Reliable Public Sources to Learn More
If you want to verify payroll timing, earnings concepts, and budget planning guidance, these sources are helpful:
- Internal Revenue Service (IRS) for payroll tax and withholding information.
- U.S. Bureau of Labor Statistics (BLS) for earnings concepts, wage reports, and labor market data.
- Consumer Financial Protection Bureau (CFPB) for budgeting and consumer finance guidance.
Mistakes to Avoid
- Do not assume bi-weekly means twice per month. It means every 2 weeks.
- Do not multiply by 2 if you need a true monthly average for budgeting or affordability analysis.
- Do not mix gross and net numbers when comparing job offers or expenses.
- Do not forget recurring deductions if your goal is to estimate take-home pay.
- Do not rely on one unusual paycheck with overtime or bonus pay as your normal monthly baseline.
Who Should Use a Bi Weekly to Monthly Calculator
This tool is ideal for employees, freelancers with regular retainer payments, HR professionals, recruiters, loan applicants, apartment renters, and anyone trying to align paycheck income with monthly bills. It is especially helpful when comparing opportunities that use different payroll schedules. A salary offer can look very different depending on whether it is shown as weekly, bi-weekly, semi-monthly, or monthly.
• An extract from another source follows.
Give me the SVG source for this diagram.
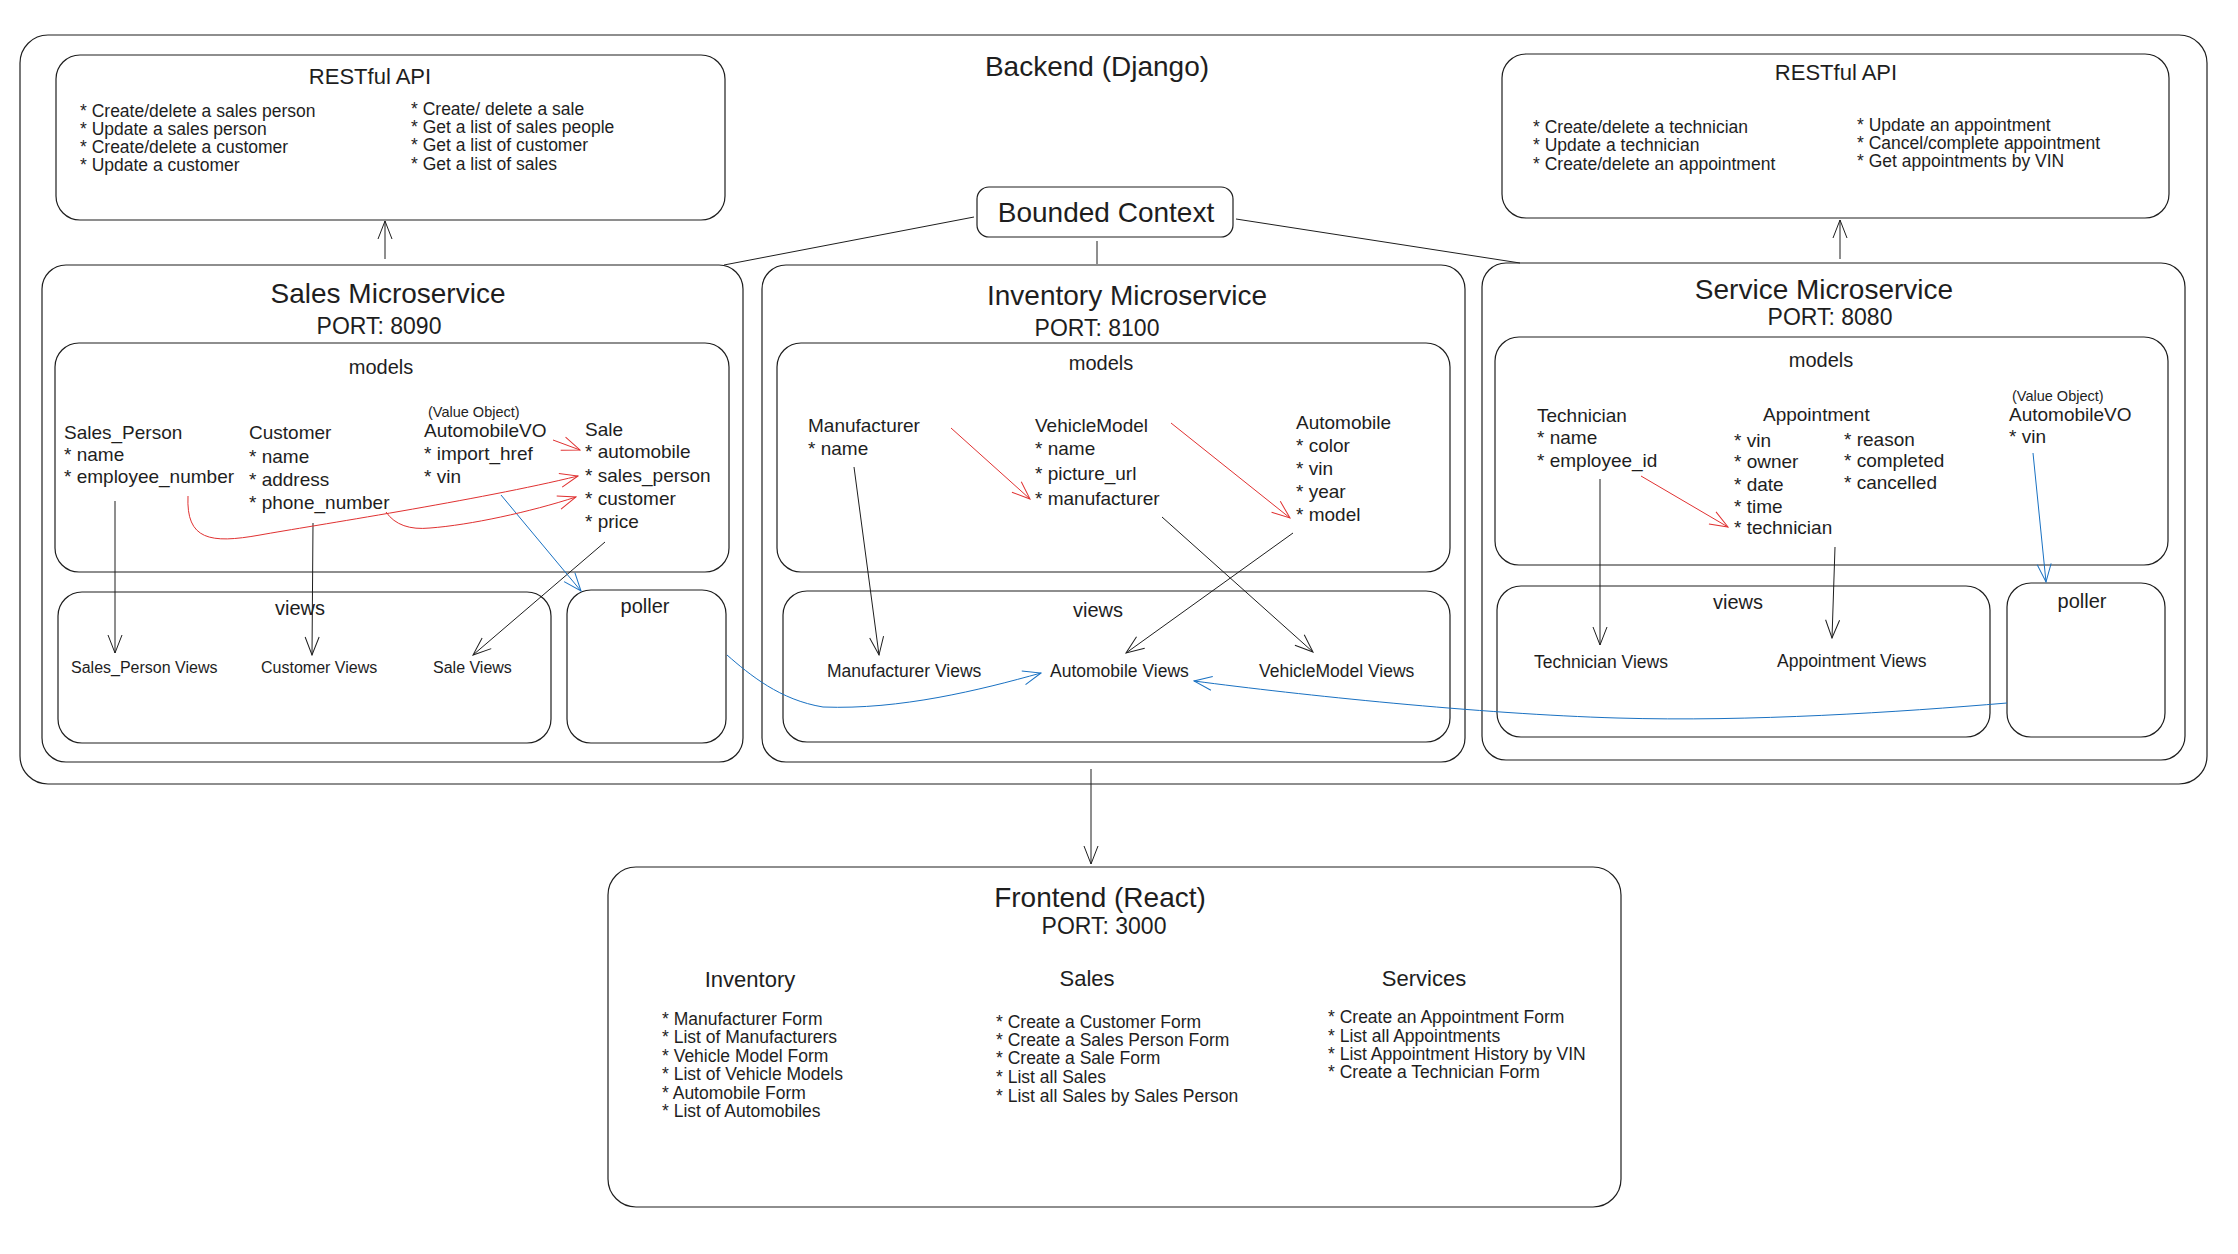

Converting everything to a monthly average creates an apples-to-apples comparison.
Final Takeaway
A bi weekly to monthly calculator solves a very common financial planning problem: turning a paycheck schedule based on 14-day intervals into a monthly budget number that is easy to use. The most accurate standard method is to multiply your bi-weekly pay by 26 and divide by 12. That result gives you a dependable average monthly income figure for planning bills, savings, and financial goals.
Use the calculator above whenever you need a quick and accurate conversion. It can help you estimate gross monthly pay, approximate net monthly income, and visualize how your paycheck schedule maps onto annual and monthly budgeting. Once you understand the formula, your income planning becomes more realistic, more stable, and easier to manage throughout the year.